G. 3D-printing FRPの最適設計手法の開発/Optimization for 3D-printing FRP

 近年、積層造形技術の発展に伴い、様々な材料を3Dプリンタによって印刷することができるようになりました。その中でも繊維強化プラスチック(FRP)を造形する技術、3D-printing FRP(3DP-FRP)が注目されています。3DP-FRPは軽量でありながら高い強度、剛性を有しており、様々な分野での活躍が期待されています。さらに、従来のFRP材料では難しかった自由な外形表現や繊維配向が可能です。しかし、その高い自由度故に、設計が難しく現状3DP-FRPの性能を活かすことができていません。そこで、本研究では、3DP-FRPの最適設計を数理的に行う手法の開発に取り組んでいます。

H. 界面不連続性を考慮したオイラー型構造-流体統一解法による衝撃吸収構造の超並列シミュレーション/Massively parallel simulation of shock absorption structure using Eulerian fluid-structure interaction analysis method considering interfacial discontinuity

 高齢者の転倒骨折予防ための、衝撃吸収構造の大変形解析を行います。しかし、大変形を伴う構造と空気との連成現象を解析するためには、既往研究では適用されていない固体と流体の界面における質量密度・速度場の不連続性を考慮する必要があります。そこで本研究では、質量密度および速度場の界面不連続性を有する場においても安定して解析ができるオイラー型構造-流体連成解析手法を提案し、スーパーコンピュータを用いた超並列シミュレーションを通してその妥当性と有効性を検証します。
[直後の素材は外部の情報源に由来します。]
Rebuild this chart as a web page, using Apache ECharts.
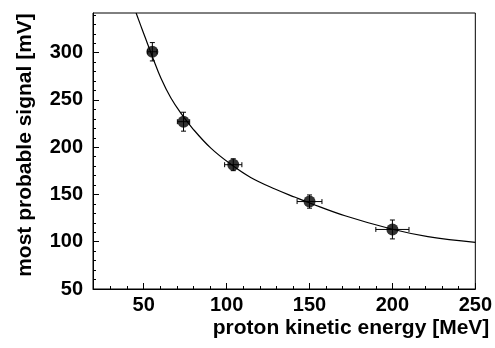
<!DOCTYPE html>
<html><head><meta charset="utf-8">
<script src="https://cdn.jsdelivr.net/npm/echarts@6/dist/echarts.min.js"></script>
<style>html,body{margin:0;padding:0;background:#fff}#c{width:495px;height:348px}</style>
</head><body><div id="c"></div>
<script>
// measured points
const energy = [55.2, 74, 104, 150, 200];
const signal = [301, 227, 181.5, 142.5, 113];
const energyErr = [2.8, 3.7, 5.2, 7.5, 10];
const signalErr = [9.7, 10, 6.3, 7, 10];
// fit curve
const fitEnergy = [45.4, 49.4, 52.4, 55.4, 60.4, 66.4, 72.4, 79.4, 90.5, 102.5, 114.5, 129.5, 141.4, 149.4, 171.4, 199.4, 221.4, 250];
const fitSignal = [342, 323, 309, 295, 273, 252, 236, 220, 199, 182, 168, 155.5, 147, 141.5, 127.5, 113.5, 105.5, 99.4];
// ticks
const xMajorTicks = [50, 100, 150, 200, 250];
const xMinorTicks = [30, 40, 60, 70, 80, 90, 110, 120, 130, 140, 160, 170, 180, 190, 210, 220, 230, 240];
const yMajorTicks = [50, 100, 150, 200, 250, 300];
const yMinorTicks = [60, 70, 80, 90, 110, 120, 130, 140, 160, 170, 180, 190, 210, 220, 230, 240, 260, 270, 280, 290, 310, 320, 330, 340];

const xTitle = 'proton kinetic energy [MeV]';
const yTitle = 'most probable signal [mV]';

const FONT = 'Liberation Sans, Arial, Helvetica, sans-serif';
const X_MIN = 19.4, X_MAX = 250, Y_MIN = 50, Y_MAX = 342;

const chart = echarts.init(document.getElementById('c'), null, {renderer: 'canvas'});
const lbl = {fontSize: 20, fontWeight: 'bold', color: '#000', fontFamily: FONT};

const pts = energy.map((e, i) => [e, signal[i], energyErr[i], signalErr[i]]);
const fit = fitEnergy.map((e, i) => [e, fitSignal[i]]);

chart.setOption({
  animation: false,
  backgroundColor: '#fff',
  grid: {left: 93, top: 13, right: 17, bottom: 59, show: true, borderColor: '#000', borderWidth: 1, backgroundColor: 'transparent'},
  xAxis: [{
    type: 'value', min: X_MIN, max: X_MAX, position: 'bottom',
    axisLine: {show: true, onZero: false, lineStyle: {color: '#000', width: 1}},
    axisTick: {show: true, inside: true, length: 6, customValues: xMajorTicks, lineStyle: {color: '#000'}},
    axisLabel: Object.assign({customValues: xMajorTicks, margin: 6}, lbl),
    splitLine: {show: false},
    name: xTitle, nameLocation: 'end', nameGap: 14,
    nameTextStyle: {fontSize: 21, fontWeight: 'bold', color: '#000', fontFamily: FONT, align: 'right', verticalAlign: 'top', padding: [29, 0, 0, 0]}
  }, {
    type: 'value', min: X_MIN, max: X_MAX, position: 'bottom',
    axisLine: {show: false},
    axisTick: {show: true, inside: true, length: 3, customValues: xMinorTicks, lineStyle: {color: '#000'}},
    axisLabel: {show: false},
    splitLine: {show: false}
  }],
  yAxis: [{
    type: 'value', min: Y_MIN, max: Y_MAX, position: 'left',
    axisLine: {show: true, onZero: false, lineStyle: {color: '#000', width: 1}},
    axisTick: {show: true, inside: true, length: 6, customValues: yMajorTicks, lineStyle: {color: '#000'}},
    axisLabel: Object.assign({customValues: yMajorTicks, margin: 10}, lbl),
    splitLine: {show: false},
    name: yTitle, nameLocation: 'middle', nameGap: 57, nameRotate: 90,
    nameTextStyle: {fontSize: 21, fontWeight: 'bold', color: '#000', fontFamily: FONT, padding: [0, 0, 0, 12]}
  }, {
    type: 'value', min: Y_MIN, max: Y_MAX, position: 'left',
    axisLine: {show: false},
    axisTick: {show: true, inside: true, length: 3, customValues: yMinorTicks, lineStyle: {color: '#000'}},
    axisLabel: {show: false},
    splitLine: {show: false}
  }],
  series: [{
    type: 'line', data: fit, smooth: 0.4, showSymbol: false, clip: true,
    lineStyle: {color: '#000', width: 1.2}, z: 2
  }, {
    type: 'custom', data: pts, encode: {x: 0, y: 1}, z: 3,
    renderItem: function (params, api) {
      const x = api.value(0), y = api.value(1), ex = api.value(2), ey = api.value(3);
      const c = api.coord([x, y]);
      const l = api.coord([x - ex, y]), r = api.coord([x + ex, y]);
      const t = api.coord([x, y + ey]), b = api.coord([x, y - ey]);
      const cap = 2.5;
      const st = {stroke: '#000', lineWidth: 1};
      return {type: 'group', children: [
        {type: 'line', shape: {x1: l[0], y1: c[1], x2: r[0], y2: c[1]}, style: st},
        {type: 'line', shape: {x1: l[0], y1: c[1] - cap, x2: l[0], y2: c[1] + cap}, style: st},
        {type: 'line', shape: {x1: r[0], y1: c[1] - cap, x2: r[0], y2: c[1] + cap}, style: st},
        {type: 'line', shape: {x1: c[0], y1: t[1], x2: c[0], y2: b[1]}, style: st},
        {type: 'line', shape: {x1: c[0] - cap, y1: t[1], x2: c[0] + cap, y2: t[1]}, style: st},
        {type: 'line', shape: {x1: c[0] - cap, y1: b[1], x2: c[0] + cap, y2: b[1]}, style: st}
      ]};
    }
  }, {
    type: 'scatter', data: pts.map(p => [p[0], p[1]]), symbol: 'circle', symbolSize: 12,
    itemStyle: {color: '#000'}, z: 4
  }]
});
</script></body></html>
I. 非定常状態を考慮した温度上昇抑制トポロジー最適化の基礎的検討/The basic study of topology optimization for temperature rise suppression in consideration of unsteady thermal boundary conditions

 近年、電子機器の小型化や高性能化に伴い、熱設計の重要性が増しています。熱設計分野への構造最適化の応用には大きな関心が寄せられています。本研究では、熱供給部の温度を最小にするような構造を求めるためのトポロジー最適化を行いました。その結果、条件によっては工学的に有用ではない構造が得られました。それは、本手法では扱いにくい問題の非凸性を生じたことが原因であり、別の解法を開発する必要があることが明らかになりました。